[Charts and diagrams as code]
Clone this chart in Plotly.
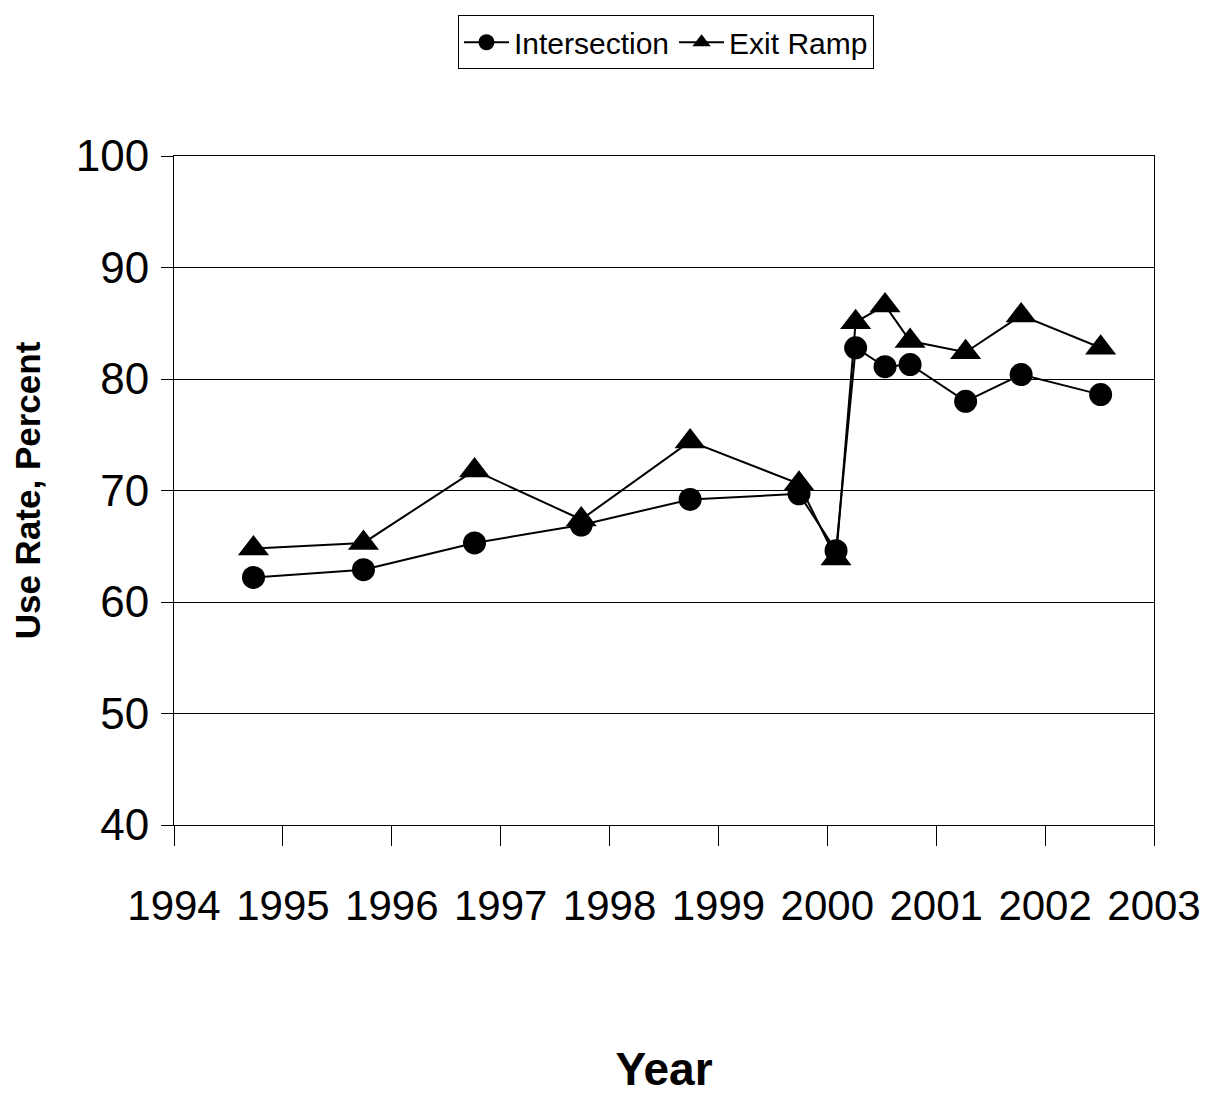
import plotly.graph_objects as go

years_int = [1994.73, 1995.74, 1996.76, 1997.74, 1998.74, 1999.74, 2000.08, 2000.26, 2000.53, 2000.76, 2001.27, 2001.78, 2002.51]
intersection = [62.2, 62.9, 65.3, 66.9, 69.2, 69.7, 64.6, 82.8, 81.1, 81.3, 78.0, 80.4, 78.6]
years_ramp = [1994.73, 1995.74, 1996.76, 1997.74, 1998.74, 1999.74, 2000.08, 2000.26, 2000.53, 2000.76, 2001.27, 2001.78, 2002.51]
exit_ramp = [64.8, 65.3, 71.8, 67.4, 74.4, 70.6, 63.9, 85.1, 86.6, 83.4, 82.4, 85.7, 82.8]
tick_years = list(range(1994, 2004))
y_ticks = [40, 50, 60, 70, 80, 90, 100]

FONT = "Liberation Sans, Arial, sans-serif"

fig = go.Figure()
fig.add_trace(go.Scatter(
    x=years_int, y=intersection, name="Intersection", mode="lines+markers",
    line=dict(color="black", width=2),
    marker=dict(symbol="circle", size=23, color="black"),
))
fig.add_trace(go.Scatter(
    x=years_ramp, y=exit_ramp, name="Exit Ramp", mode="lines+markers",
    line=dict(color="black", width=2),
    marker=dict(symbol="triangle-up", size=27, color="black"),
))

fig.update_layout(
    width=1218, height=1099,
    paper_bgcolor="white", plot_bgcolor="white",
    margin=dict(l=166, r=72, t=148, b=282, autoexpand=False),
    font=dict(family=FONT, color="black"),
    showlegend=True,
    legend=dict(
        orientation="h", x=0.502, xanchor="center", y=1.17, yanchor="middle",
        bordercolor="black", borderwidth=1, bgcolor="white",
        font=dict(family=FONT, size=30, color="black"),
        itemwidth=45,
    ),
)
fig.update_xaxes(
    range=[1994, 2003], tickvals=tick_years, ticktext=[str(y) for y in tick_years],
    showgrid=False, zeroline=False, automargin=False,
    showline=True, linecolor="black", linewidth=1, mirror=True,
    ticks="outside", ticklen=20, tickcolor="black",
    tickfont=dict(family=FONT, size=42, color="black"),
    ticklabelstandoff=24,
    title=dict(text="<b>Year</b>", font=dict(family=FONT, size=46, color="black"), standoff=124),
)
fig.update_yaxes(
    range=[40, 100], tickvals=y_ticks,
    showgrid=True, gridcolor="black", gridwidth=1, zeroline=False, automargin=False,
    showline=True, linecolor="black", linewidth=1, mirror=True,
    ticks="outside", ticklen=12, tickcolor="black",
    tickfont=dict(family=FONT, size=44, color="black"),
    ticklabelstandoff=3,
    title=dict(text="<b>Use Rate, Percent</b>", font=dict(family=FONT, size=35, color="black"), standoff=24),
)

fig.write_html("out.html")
---
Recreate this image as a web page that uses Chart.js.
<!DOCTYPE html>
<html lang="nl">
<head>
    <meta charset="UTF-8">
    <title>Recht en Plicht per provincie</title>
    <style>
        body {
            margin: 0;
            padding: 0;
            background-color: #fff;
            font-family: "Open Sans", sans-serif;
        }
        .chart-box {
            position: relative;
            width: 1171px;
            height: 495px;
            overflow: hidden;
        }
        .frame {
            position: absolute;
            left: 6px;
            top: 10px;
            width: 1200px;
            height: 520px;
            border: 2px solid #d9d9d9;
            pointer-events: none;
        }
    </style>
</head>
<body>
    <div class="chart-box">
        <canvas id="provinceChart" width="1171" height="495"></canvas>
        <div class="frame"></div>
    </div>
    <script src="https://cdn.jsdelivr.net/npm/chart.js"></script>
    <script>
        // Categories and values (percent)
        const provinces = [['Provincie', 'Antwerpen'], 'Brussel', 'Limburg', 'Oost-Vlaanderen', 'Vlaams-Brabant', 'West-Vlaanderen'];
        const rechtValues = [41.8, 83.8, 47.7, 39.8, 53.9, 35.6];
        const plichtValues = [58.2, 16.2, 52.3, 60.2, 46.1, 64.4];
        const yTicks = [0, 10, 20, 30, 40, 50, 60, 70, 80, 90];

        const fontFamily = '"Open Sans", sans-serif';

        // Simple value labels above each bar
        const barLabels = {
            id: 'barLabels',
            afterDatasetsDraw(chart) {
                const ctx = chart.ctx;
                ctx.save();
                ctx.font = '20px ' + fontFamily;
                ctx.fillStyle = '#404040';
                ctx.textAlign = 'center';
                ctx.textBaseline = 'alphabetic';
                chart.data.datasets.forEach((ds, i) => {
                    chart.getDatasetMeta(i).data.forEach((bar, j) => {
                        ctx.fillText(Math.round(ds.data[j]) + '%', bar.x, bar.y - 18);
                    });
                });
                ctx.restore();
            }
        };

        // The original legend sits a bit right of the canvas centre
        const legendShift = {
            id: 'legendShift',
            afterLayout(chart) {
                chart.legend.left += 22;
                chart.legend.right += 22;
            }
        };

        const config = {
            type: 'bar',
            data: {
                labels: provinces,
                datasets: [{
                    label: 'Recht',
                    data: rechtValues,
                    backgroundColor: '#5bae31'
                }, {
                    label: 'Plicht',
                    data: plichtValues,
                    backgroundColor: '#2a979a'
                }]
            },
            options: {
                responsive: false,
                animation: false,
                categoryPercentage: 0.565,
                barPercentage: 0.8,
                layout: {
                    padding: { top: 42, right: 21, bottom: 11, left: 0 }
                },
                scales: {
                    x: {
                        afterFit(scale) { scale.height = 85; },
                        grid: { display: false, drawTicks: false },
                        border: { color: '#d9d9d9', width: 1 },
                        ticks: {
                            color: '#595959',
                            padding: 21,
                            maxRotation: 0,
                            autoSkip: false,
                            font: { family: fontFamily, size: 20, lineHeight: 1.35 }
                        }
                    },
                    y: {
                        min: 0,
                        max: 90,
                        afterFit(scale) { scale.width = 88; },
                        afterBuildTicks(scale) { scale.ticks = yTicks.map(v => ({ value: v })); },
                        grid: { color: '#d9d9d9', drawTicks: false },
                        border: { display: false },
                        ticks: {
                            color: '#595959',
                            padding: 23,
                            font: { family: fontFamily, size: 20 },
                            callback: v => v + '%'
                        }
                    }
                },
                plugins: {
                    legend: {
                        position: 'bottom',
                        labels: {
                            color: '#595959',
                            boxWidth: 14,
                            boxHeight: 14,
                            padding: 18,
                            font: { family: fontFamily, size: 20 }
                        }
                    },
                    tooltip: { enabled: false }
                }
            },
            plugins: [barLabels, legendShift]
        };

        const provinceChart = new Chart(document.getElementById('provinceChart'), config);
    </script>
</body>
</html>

WORK TO COMPLETE: From the material above, count the lines that include "this" and give only the total.

EXERCISE OUTPUT: 2